→ TASK TO CARRY OUT: Copy the data precisely, character for character, and leave out every picture.
— Begin —
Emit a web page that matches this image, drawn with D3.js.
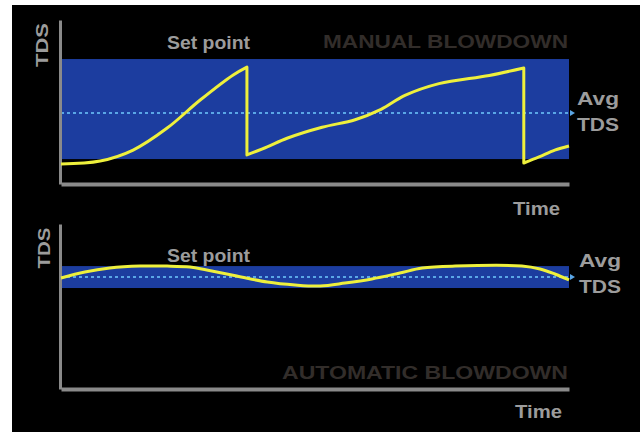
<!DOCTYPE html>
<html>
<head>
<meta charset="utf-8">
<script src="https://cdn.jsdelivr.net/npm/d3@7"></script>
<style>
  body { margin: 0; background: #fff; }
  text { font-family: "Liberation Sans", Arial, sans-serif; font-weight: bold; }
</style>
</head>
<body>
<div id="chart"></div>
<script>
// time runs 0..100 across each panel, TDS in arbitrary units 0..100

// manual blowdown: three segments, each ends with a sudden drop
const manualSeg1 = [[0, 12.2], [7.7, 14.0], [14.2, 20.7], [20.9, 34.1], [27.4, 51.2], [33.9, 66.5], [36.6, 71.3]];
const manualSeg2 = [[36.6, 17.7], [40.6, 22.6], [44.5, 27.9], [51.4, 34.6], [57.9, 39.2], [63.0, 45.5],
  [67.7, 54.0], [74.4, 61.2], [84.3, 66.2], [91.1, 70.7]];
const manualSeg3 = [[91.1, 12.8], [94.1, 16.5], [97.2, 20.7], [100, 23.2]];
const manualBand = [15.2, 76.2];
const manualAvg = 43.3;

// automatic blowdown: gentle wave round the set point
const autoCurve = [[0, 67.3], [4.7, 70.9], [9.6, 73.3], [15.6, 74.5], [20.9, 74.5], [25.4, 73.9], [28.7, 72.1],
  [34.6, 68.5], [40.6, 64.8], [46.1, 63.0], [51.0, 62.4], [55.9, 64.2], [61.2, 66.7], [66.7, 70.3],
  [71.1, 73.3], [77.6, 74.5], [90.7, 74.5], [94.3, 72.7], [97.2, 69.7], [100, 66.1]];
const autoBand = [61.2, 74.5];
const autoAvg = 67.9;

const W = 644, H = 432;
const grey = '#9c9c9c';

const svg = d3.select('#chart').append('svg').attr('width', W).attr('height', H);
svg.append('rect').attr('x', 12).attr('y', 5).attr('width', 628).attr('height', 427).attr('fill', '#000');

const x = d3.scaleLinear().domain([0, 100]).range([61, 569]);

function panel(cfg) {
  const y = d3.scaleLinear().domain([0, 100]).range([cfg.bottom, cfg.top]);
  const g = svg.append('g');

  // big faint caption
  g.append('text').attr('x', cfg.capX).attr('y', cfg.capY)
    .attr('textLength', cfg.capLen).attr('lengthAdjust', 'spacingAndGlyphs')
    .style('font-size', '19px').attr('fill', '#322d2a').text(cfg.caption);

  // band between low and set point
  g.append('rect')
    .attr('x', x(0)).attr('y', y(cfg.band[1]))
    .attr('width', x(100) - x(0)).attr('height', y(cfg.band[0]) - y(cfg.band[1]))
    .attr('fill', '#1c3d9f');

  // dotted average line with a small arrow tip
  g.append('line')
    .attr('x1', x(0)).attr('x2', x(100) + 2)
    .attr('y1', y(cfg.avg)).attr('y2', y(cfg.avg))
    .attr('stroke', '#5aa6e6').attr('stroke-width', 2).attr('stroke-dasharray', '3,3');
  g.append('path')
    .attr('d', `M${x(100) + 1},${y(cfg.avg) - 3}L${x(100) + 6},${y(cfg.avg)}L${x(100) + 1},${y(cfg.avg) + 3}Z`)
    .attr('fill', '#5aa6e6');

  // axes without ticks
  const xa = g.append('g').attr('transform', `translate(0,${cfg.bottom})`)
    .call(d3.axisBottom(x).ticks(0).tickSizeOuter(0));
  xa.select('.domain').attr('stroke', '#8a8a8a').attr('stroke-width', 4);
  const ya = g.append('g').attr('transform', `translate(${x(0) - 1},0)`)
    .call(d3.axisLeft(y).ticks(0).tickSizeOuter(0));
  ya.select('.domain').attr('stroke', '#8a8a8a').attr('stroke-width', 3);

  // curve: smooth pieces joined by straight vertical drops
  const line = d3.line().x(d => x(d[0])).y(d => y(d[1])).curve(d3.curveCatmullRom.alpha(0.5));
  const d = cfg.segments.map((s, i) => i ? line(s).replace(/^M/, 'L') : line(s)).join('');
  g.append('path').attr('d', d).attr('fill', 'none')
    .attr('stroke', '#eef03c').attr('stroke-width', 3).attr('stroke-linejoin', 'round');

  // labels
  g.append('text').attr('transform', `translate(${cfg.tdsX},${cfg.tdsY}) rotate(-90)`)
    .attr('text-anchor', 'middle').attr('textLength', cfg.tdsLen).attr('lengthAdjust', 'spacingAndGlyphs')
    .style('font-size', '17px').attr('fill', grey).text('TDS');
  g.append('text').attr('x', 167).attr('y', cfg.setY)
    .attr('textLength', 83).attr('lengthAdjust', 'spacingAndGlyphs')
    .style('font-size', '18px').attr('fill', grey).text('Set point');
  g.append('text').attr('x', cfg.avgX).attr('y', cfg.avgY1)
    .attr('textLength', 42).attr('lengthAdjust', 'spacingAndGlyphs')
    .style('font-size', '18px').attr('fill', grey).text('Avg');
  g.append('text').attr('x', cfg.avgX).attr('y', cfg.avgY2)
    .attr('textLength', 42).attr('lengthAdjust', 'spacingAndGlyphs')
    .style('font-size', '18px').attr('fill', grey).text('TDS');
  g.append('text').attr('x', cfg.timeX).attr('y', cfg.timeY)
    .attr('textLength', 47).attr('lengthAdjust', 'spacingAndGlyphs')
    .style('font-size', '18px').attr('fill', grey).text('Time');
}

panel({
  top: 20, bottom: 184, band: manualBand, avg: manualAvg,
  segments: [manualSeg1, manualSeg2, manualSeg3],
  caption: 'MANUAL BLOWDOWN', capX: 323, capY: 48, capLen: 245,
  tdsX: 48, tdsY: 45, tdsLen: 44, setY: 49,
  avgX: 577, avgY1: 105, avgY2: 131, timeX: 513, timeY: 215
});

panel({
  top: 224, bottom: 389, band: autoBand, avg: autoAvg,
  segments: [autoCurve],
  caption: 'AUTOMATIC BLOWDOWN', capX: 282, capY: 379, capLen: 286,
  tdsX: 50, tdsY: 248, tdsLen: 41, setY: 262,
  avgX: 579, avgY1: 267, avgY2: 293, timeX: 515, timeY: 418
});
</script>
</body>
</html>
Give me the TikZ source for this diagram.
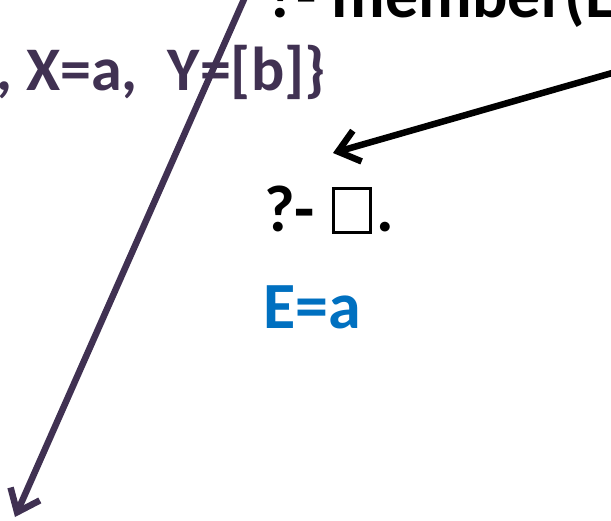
— End —
→ TASK ANSWER:
Emit a web page that matches this image, drawn with D3.js.
<!DOCTYPE html>
<html>
<head>
<meta charset="utf-8">
<script src="https://cdn.jsdelivr.net/npm/d3@7"></script>
<style>
  body { margin: 0; background: #fff; }
  text { font-family: "Liberation Sans", Arial, sans-serif; font-weight: bold; }
</style>
</head>
<body>
<div id="chart"></div>
<script>
// time runs 0..100 across each panel, TDS in arbitrary units 0..100

// manual blowdown: three segments, each ends with a sudden drop
const manualSeg1 = [[0, 12.2], [7.7, 14.0], [14.2, 20.7], [20.9, 34.1], [27.4, 51.2], [33.9, 66.5], [36.6, 71.3]];
const manualSeg2 = [[36.6, 17.7], [40.6, 22.6], [44.5, 27.9], [51.4, 34.6], [57.9, 39.2], [63.0, 45.5],
  [67.7, 54.0], [74.4, 61.2], [84.3, 66.2], [91.1, 70.7]];
const manualSeg3 = [[91.1, 12.8], [94.1, 16.5], [97.2, 20.7], [100, 23.2]];
const manualBand = [15.2, 76.2];
const manualAvg = 43.3;

// automatic blowdown: gentle wave round the set point
const autoCurve = [[0, 67.3], [4.7, 70.9], [9.6, 73.3], [15.6, 74.5], [20.9, 74.5], [25.4, 73.9], [28.7, 72.1],
  [34.6, 68.5], [40.6, 64.8], [46.1, 63.0], [51.0, 62.4], [55.9, 64.2], [61.2, 66.7], [66.7, 70.3],
  [71.1, 73.3], [77.6, 74.5], [90.7, 74.5], [94.3, 72.7], [97.2, 69.7], [100, 66.1]];
const autoBand = [61.2, 74.5];
const autoAvg = 67.9;

const W = 644, H = 432;
const grey = '#9c9c9c';

const svg = d3.select('#chart').append('svg').attr('width', W).attr('height', H);
svg.append('rect').attr('x', 12).attr('y', 5).attr('width', 628).attr('height', 427).attr('fill', '#000');

const x = d3.scaleLinear().domain([0, 100]).range([61, 569]);

function panel(cfg) {
  const y = d3.scaleLinear().domain([0, 100]).range([cfg.bottom, cfg.top]);
  const g = svg.append('g');

  // big faint caption
  g.append('text').attr('x', cfg.capX).attr('y', cfg.capY)
    .attr('textLength', cfg.capLen).attr('lengthAdjust', 'spacingAndGlyphs')
    .style('font-size', '19px').attr('fill', '#322d2a').text(cfg.caption);

  // band between low and set point
  g.append('rect')
    .attr('x', x(0)).attr('y', y(cfg.band[1]))
    .attr('width', x(100) - x(0)).attr('height', y(cfg.band[0]) - y(cfg.band[1]))
    .attr('fill', '#1c3d9f');

  // dotted average line with a small arrow tip
  g.append('line')
    .attr('x1', x(0)).attr('x2', x(100) + 2)
    .attr('y1', y(cfg.avg)).attr('y2', y(cfg.avg))
    .attr('stroke', '#5aa6e6').attr('stroke-width', 2).attr('stroke-dasharray', '3,3');
  g.append('path')
    .attr('d', `M${x(100) + 1},${y(cfg.avg) - 3}L${x(100) + 6},${y(cfg.avg)}L${x(100) + 1},${y(cfg.avg) + 3}Z`)
    .attr('fill', '#5aa6e6');

  // axes without ticks
  const xa = g.append('g').attr('transform', `translate(0,${cfg.bottom})`)
    .call(d3.axisBottom(x).ticks(0).tickSizeOuter(0));
  xa.select('.domain').attr('stroke', '#8a8a8a').attr('stroke-width', 4);
  const ya = g.append('g').attr('transform', `translate(${x(0) - 1},0)`)
    .call(d3.axisLeft(y).ticks(0).tickSizeOuter(0));
  ya.select('.domain').attr('stroke', '#8a8a8a').attr('stroke-width', 3);

  // curve: smooth pieces joined by straight vertical drops
  const line = d3.line().x(d => x(d[0])).y(d => y(d[1])).curve(d3.curveCatmullRom.alpha(0.5));
  const d = cfg.segments.map((s, i) => i ? line(s).replace(/^M/, 'L') : line(s)).join('');
  g.append('path').attr('d', d).attr('fill', 'none')
    .attr('stroke', '#eef03c').attr('stroke-width', 3).attr('stroke-linejoin', 'round');

  // labels
  g.append('text').attr('transform', `translate(${cfg.tdsX},${cfg.tdsY}) rotate(-90)`)
    .attr('text-anchor', 'middle').attr('textLength', cfg.tdsLen).attr('lengthAdjust', 'spacingAndGlyphs')
    .style('font-size', '17px').attr('fill', grey).text('TDS');
  g.append('text').attr('x', 167).attr('y', cfg.setY)
    .attr('textLength', 83).attr('lengthAdjust', 'spacingAndGlyphs')
    .style('font-size', '18px').attr('fill', grey).text('Set point');
  g.append('text').attr('x', cfg.avgX).attr('y', cfg.avgY1)
    .attr('textLength', 42).attr('lengthAdjust', 'spacingAndGlyphs')
    .style('font-size', '18px').attr('fill', grey).text('Avg');
  g.append('text').attr('x', cfg.avgX).attr('y', cfg.avgY2)
    .attr('textLength', 42).attr('lengthAdjust', 'spacingAndGlyphs')
    .style('font-size', '18px').attr('fill', grey).text('TDS');
  g.append('text').attr('x', cfg.timeX).attr('y', cfg.timeY)
    .attr('textLength', 47).attr('lengthAdjust', 'spacingAndGlyphs')
    .style('font-size', '18px').attr('fill', grey).text('Time');
}

panel({
  top: 20, bottom: 184, band: manualBand, avg: manualAvg,
  segments: [manualSeg1, manualSeg2, manualSeg3],
  caption: 'MANUAL BLOWDOWN', capX: 323, capY: 48, capLen: 245,
  tdsX: 48, tdsY: 45, tdsLen: 44, setY: 49,
  avgX: 577, avgY1: 105, avgY2: 131, timeX: 513, timeY: 215
});

panel({
  top: 224, bottom: 389, band: autoBand, avg: autoAvg,
  segments: [autoCurve],
  caption: 'AUTOMATIC BLOWDOWN', capX: 282, capY: 379, capLen: 286,
  tdsX: 50, tdsY: 248, tdsLen: 41, setY: 262,
  avgX: 579, avgY1: 267, avgY2: 293, timeX: 515, timeY: 418
});
</script>
</body>
</html>
Give me the TikZ source for this diagram.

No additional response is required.